これは、あくまで東京2020大会開催にかかった費用で、これから先も競技場などの維持費は別にかかる。国立競技場は、2022年度だけで維持管理費などで約13億円の赤字、さらに、土地の賃借料も11億円ほどかかるという。
この先も全て、このお金は税金によって賄われることになる。
開催地のトップである小池知事が「遺憾に思います」で済ますようでは、この国の汚職は永遠になくならない。
本誌は水上バイクの専門誌であるが、現在、水上バイクの世界で、最も権威のある大会のひとつが、毎年タイのパタヤで行われている「JET SKI World Cup」である。
世界的に水上バイクレースが低迷するなか、この大会だけはエントリー数は右肩上がりで増え続けている。昨年(2022年)の大会でいえば、タイ国際航空、トヨタ、タイ国スポーツ庁、国民スポーツ振興基金、アジアで急成長している保険グループのひとつDirect Asiaなどがメインスポンサーとして名を連ねている。
この大会が成功している要因のひとつが、「大会運営団体」の意識にある。大会のトーナメントディレクターであるDrake Parikhet氏(ドレイク氏)が運営に関するリスクを全て背負い、不慮の事態も全て彼の“責任”で行っているからだ。
水上バイクのレースはアメリカがメジャーであった。しかし現在は、世界大会の主導権は、アメリカからタイに完全に移っている。
覇権が移った理由は、主催者の「大会に対する考え方」が違ったからである。
アメリカは「参加した選手や関係者の満足度を求めた」のに対し、タイは「インターネットやケーブルテレビを見ている“視聴者”の満足度」を求めたことである。

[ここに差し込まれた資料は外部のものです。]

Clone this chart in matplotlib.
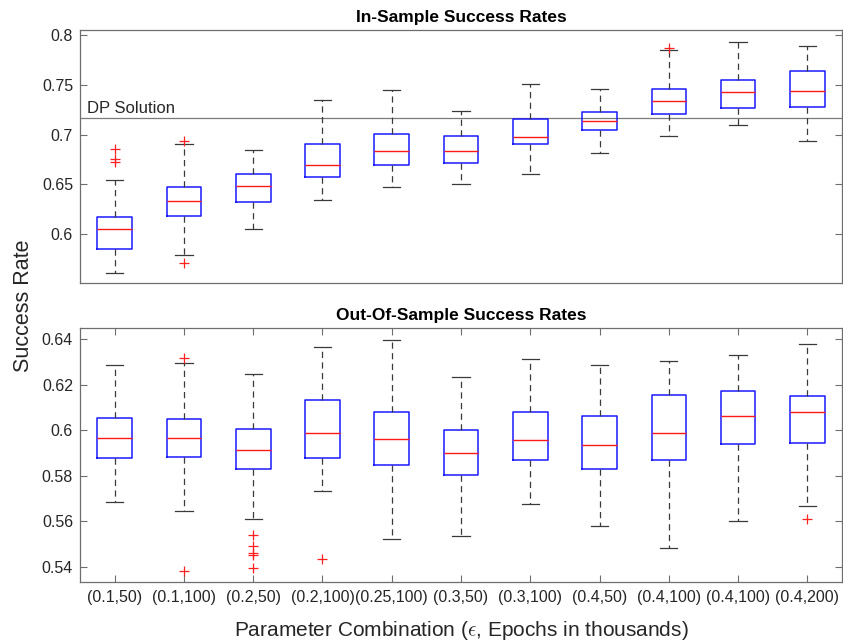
import matplotlib
matplotlib.use("Agg")
import matplotlib.pyplot as plt

plt.rcParams['font.family'] = ['Liberation Sans', 'DejaVu Sans']
plt.rcParams['mathtext.fontset'] = 'cm'

# Parameter combinations (epsilon, epochs in thousands)
labels = ['(0.1,50)', '(0.1,100)', '(0.2,50)', '(0.2,100)', '(0.25,100)',
          '(0.3,50)', '(0.3,100)', '(0.4,50)', '(0.4,100)', '(0.4,100)', '(0.4,200)']

# In-sample success rates: box statistics
in_whislo = [0.5615, 0.5789, 0.6050, 0.6342, 0.6472, 0.6506, 0.6606, 0.6811, 0.6988, 0.7095, 0.6935]
in_q1     = [0.5856, 0.6178, 0.6325, 0.6570, 0.6697, 0.6717, 0.6905, 0.7042, 0.7203, 0.7266, 0.7276]
in_med    = [0.6057, 0.6329, 0.6486, 0.6697, 0.6834, 0.6834, 0.6978, 0.7136, 0.7334, 0.7424, 0.7437]
in_q3     = [0.6174, 0.6470, 0.6600, 0.6901, 0.7002, 0.6982, 0.7159, 0.7223, 0.7460, 0.7545, 0.7635]
in_whishi = [0.6543, 0.6905, 0.6847, 0.7347, 0.7447, 0.7236, 0.7511, 0.7460, 0.7846, 0.7933, 0.7889]
in_fliers = [[0.6855, 0.6750, 0.6720], [0.6938, 0.5712], [], [], [], [], [], [], [0.7866], [], []]

# Out-of-sample success rates: box statistics
out_whislo = [0.5684, 0.5646, 0.5611, 0.5734, 0.5525, 0.5535, 0.5677, 0.5580, 0.5484, 0.5602, 0.5668]
out_q1     = [0.5880, 0.5885, 0.5831, 0.5879, 0.5848, 0.5803, 0.5870, 0.5831, 0.5870, 0.5940, 0.5946]
out_med    = [0.5968, 0.5967, 0.5914, 0.5989, 0.5964, 0.5899, 0.5959, 0.5937, 0.5989, 0.6063, 0.6079]
out_q3     = [0.6056, 0.6052, 0.6006, 0.6132, 0.6079, 0.6002, 0.6081, 0.6065, 0.6156, 0.6175, 0.6153]
out_whishi = [0.6287, 0.6296, 0.6246, 0.6368, 0.6396, 0.6236, 0.6314, 0.6286, 0.6303, 0.6333, 0.6381]
out_fliers = [[], [0.6318, 0.5381], [0.5539, 0.5494, 0.5463, 0.5451, 0.5396], [0.5437],
              [], [], [], [], [], [], [0.5612]]

dp_solution = 0.7163

in_yticks = [0.6, 0.65, 0.7, 0.75, 0.8]
out_yticks = [0.54, 0.56, 0.58, 0.6, 0.62, 0.64]


def make_stats(whislo, q1, med, q3, whishi, fliers):
    return [dict(whislo=a, q1=b, med=c, q3=d, whishi=e, fliers=f)
            for a, b, c, d, e, f in zip(whislo, q1, med, q3, whishi, fliers)]


W, H = 843, 643
fig = plt.figure(figsize=(W / 100, H / 100), dpi=100)

left = 80 / W
width = 762 / W
ax_in = fig.add_axes([left, 1 - 283 / H, width, 253 / H])
ax_out = fig.add_axes([left, 1 - 582 / H, width, 254 / H])

spine_col = '#6e6e6e'
text_col = '#262626'
positions = list(range(1, len(labels) + 1))

style = dict(
    widths=0.5,
    capwidths=0.25,
    patch_artist=False,
    boxprops=dict(color='#1a1aff', linewidth=1.1),
    medianprops=dict(color='#ff1a1a', linewidth=1.0),
    whiskerprops=dict(color='#3a3a3a', linewidth=0.9, linestyle=(0, (5, 3.5))),
    capprops=dict(color='#3a3a3a', linewidth=0.9),
    flierprops=dict(marker='+', markeredgecolor='#ff2020', markersize=7,
                    markeredgewidth=0.9, linestyle='none'),
)

ax_in.bxp(make_stats(in_whislo, in_q1, in_med, in_q3, in_whishi, in_fliers),
          positions=positions, **style)
ax_out.bxp(make_stats(out_whislo, out_q1, out_med, out_q3, out_whishi, out_fliers),
           positions=positions, **style)

# DP reference level
ax_in.axhline(dp_solution, color='#7a7a7a', linewidth=0.9, zorder=1)
ax_in.annotate('DP Solution', xy=(0.5, dp_solution), xytext=(5, 4),
               textcoords='offset points', va='baseline', ha='left',
               fontsize=12, color=text_col)

for ax in (ax_in, ax_out):
    ax.set_xlim(0.5, 11.5)
    for s in ax.spines.values():
        s.set_color(spine_col)
        s.set_linewidth(0.9)
    ax.tick_params(axis='both', direction='in', length=5, width=0.8,
                   color=spine_col, labelcolor=text_col, labelsize=11.5)
    ax.tick_params(axis='y', left=True, right=True, pad=5)

ax_in.set_ylim(0.551, 0.805)
ax_in.set_yticks(in_yticks)
ax_in.set_yticklabels([f'{v:g}' for v in in_yticks])
ax_in.set_xticks(positions)
ax_in.tick_params(axis='x', bottom=False, top=False, labelbottom=False)
ax_in.set_title('In-Sample Success Rates', fontsize=12.5, fontweight='bold',
                color='black', pad=6)

ax_out.set_ylim(0.5334, 0.645)
ax_out.set_yticks(out_yticks)
ax_out.set_yticklabels([f'{v:g}' for v in out_yticks])
ax_out.set_xticks(positions)
ax_out.set_xticklabels(labels)
ax_out.tick_params(axis='x', bottom=True, top=True, pad=6)
ax_out.set_title('Out-Of-Sample Success Rates', fontsize=12.5, fontweight='bold',
                 color='black', pad=6)

fig.text(24 / W, 1 - 306 / H, 'Success Rate', rotation=90, ha='center',
         va='center', fontsize=15.5, color=text_col)
fig.text(461 / W, 1 - 631 / H, r'Parameter Combination ($\epsilon$, Epochs in thousands)',
         ha='center', va='center', fontsize=15, color=text_col)

fig.savefig('out.png', dpi=100)
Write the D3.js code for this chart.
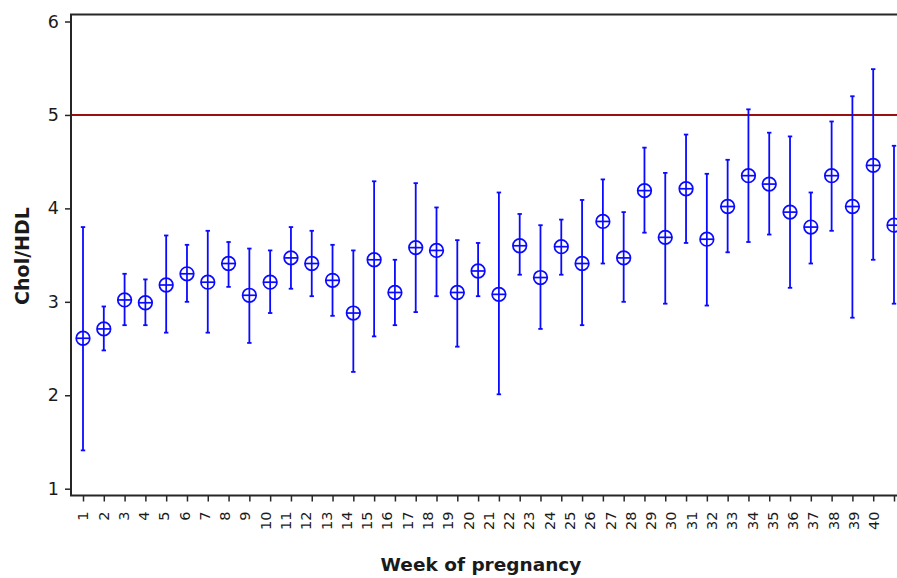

「視聴者が喜ぶことで視聴者数が伸び、スポンサーの広告効果が上がる」という循環が、商業イベントとして成立したからである。
スポーツビジネスはオリンピックであれ、水上バイクのレースであれ「大衆に支持され、楽しんでもらわなければ成り立たない」という証拠である。
そして人々が楽しんで熱狂する要因になるのが、選手たちによる「極限の戦い」なのである。
規模の大小に関わらず、イベントを成功させるには「責任の所在」が明確でなければならない。
名誉を授与する場合には前面に出て来るのに、不祥事が発覚したら「捜査に協力」では、今後も何も改善されないし、そういったイベントが支持されるとも思えない。